The program involves a one-month course on how to work with dogs and how to use the scheduling app. A counselor offers ongoing support for workers with disabilities. Zlatkin and Djanogly are determined to employ even more people with disabilities.

“We want to increase the number of employees with disabilities from the current 10% to 20%. Our goal is to become one of the top three largest employers of people with disabilities in Israel.”

Suzy Goldberger, the chairwoman of Ken’s Krew, a US-based nonprofit that supports 500 adults with neuro-developmental disabilities in the workplace, praised the efforts of Dogiz.

“Dogiz shines a light on the benefits to employers of hiring workers with disabilities. This population is eager to work, loyal and hard-working. Employee turnover is far lower than the norm, and overall employee morale is enhanced. Dogiz is a leader in understanding that hiring workers with disabilities is not charity, it is good business. Ken’s Krew has enjoyed sharing best practices with Dogiz, and hopes for their continued success.”
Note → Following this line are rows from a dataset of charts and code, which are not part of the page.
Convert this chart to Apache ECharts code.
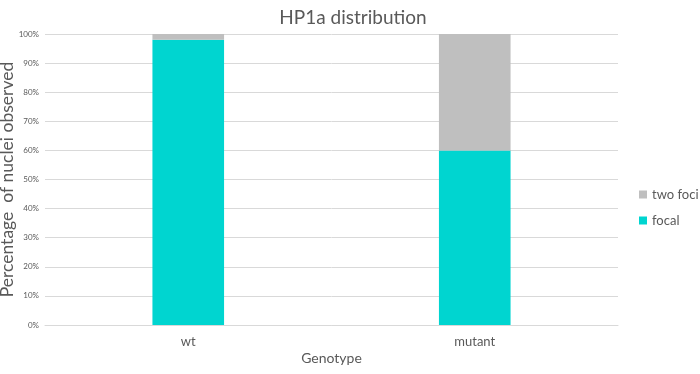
<!DOCTYPE html>
<html><head><meta charset="utf-8">
<script src="https://cdn.jsdelivr.net/npm/echarts@6/dist/echarts.min.js"></script>
<style>html,body{margin:0;padding:0;background:#fff}#c{width:700px;height:374px}</style>
</head><body><div id="c"></div>
<script>
var categories = ['wt', 'mutant'];
var focal = [98, 60];
var twoFoci = [2, 40];
var yTicks = [0, 10, 20, 30, 40, 50, 60, 70, 80, 90, 100];

var font = 'Lato, "Open Sans", sans-serif';
var chart = echarts.init(document.getElementById('c'));
chart.setOption({
  animation: false,
  title: { text: 'HP1a distribution', left: 348, top: 3, textAlign: 'center',
    textStyle: { fontFamily: font, fontSize: 19, fontWeight: 'normal', color: '#595959' } },
  legend: {
    data: ['two foci', 'focal'], orient: 'vertical', left: 634, top: 183,
    itemWidth: 8, itemHeight: 8, itemGap: 13, icon: 'rect',
    textStyle: { fontFamily: font, fontSize: 13, color: '#595959' }
  },
  grid: { left: 45, right: 82, top: 34, bottom: 49, containLabel: false, outerBoundsMode: 'none' },
  xAxis: {
    type: 'category', data: categories,
    name: 'Genotype', nameLocation: 'middle', nameGap: 26, nameMoveOverlap: false,
    nameTextStyle: { fontFamily: font, fontSize: 14, color: '#595959' },
    axisLine: { lineStyle: { color: '#D9D9D9' } },
    axisTick: { show: false },
    axisLabel: { fontFamily: font, fontSize: 13, color: '#595959', margin: 10 }
  },
  yAxis: {
    type: 'value', min: 0, max: 100, interval: 10,
    name: 'Percentage  of nuclei observed', nameLocation: 'middle', nameGap: 29, nameMoveOverlap: false,
    nameTextStyle: { fontFamily: font, fontSize: 17.5, color: '#595959' },
    axisLine: { show: false }, axisTick: { show: false },
    axisLabel: { fontFamily: font, fontSize: 8, color: '#595959', margin: 6,
      formatter: function (v) { return yTicks.indexOf(v) >= 0 ? v + '%' : ''; } },
    splitLine: { lineStyle: { color: '#D9D9D9' } }
  },
  series: [
    { name: 'focal', type: 'bar', stack: 's', data: focal, barWidth: '25%',
      itemStyle: { color: '#00D5D0' } },
    { name: 'two foci', type: 'bar', stack: 's', data: twoFoci, barWidth: '25%',
      itemStyle: { color: '#BFBFBF' } }
  ]
});
</script></body></html>
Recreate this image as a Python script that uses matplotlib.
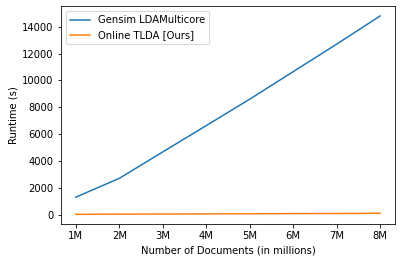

Through the process of beginning and running their start-up, Djanogly, 31, and Zlatkin, 36, have become close friends. They spend so much time together that the good-natured, unmarried Djanogly playfully reports, “I am his second wife.” Zlatkin is married and has a two-and-a-half year old daughter.

The two plan to take their Tel Aviv pilot program and expand it to London and other cities around the world. They are also developing Dogiz Health, which uses artificial intelligence and focuses on digital health for dogs. Fortunately, they continue to receive inspiration and support from friends, investors, and perhaps most importantly, an inner circle of dogs. These have included Zlatkin’s late dog, Jack, a German Shepherd who recently died of cancer (he continues to be listed on the company’s website as “The Godfather”), and Djanogly’s dog, Mufassa, the “Chief Dog Officer.”

In no time, these two immigrants are likely to meet and walk all of Tel Aviv’s estimated 41,000 dogs!